Page MenuHomePhabricator

Sustained MySQL I/O overwhelmed db009 / huge Ferret engine ngrams table
Closed, ResolvedPublic

Assigned To
Authored By
epriestley
Oct 2 2017, 3:14 PM
Referenced Files
F5209202: Screen Shot 2017-10-03 at 10.59.38 AM.png
Oct 3 2017, 6:06 PM
F5209194: Screen Shot 2017-10-03 at 10.55.37 AM.png
Oct 3 2017, 6:06 PM
F5209191: Screen Shot 2017-10-03 at 10.54.16 AM.png
Oct 3 2017, 6:06 PM
F5209197: Screen Shot 2017-10-03 at 10.57.51 AM.png
Oct 3 2017, 6:06 PM
F5209205: Screen Shot 2017-10-03 at 11.01.20 AM.png
Oct 3 2017, 6:06 PM
F5209189: Screen Shot 2017-10-03 at 10.53.24 AM.png
Oct 3 2017, 6:06 PM
F5209187: Screen Shot 2017-10-03 at 10.51.50 AM.png
Oct 3 2017, 6:06 PM
Tokens
"Baby Tequila" token, awarded by 20after4.

Description

Friday, September 29

An instance reported slow performance around noon (see PHI96).
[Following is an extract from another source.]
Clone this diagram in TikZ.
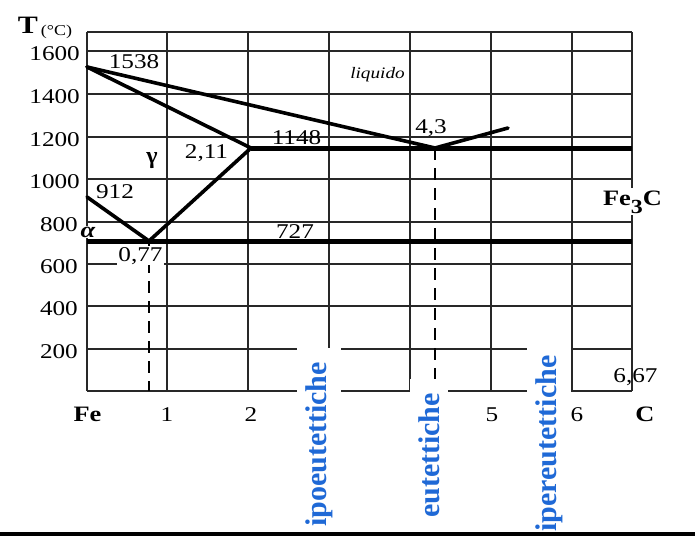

I connected to the shard (db009) and identified multiple simultaneous backup processes running in ps auxwww. I killed them and started a new clean one, under the theory that this might be mostly a load issue, perhaps related to the Ferret engine indexing backlog, and that reducing the load might restore things to normal operation. The new backup dumped quickly at first but slowed down dramatically as time went on, and ultimately did not complete in the next 16 hours.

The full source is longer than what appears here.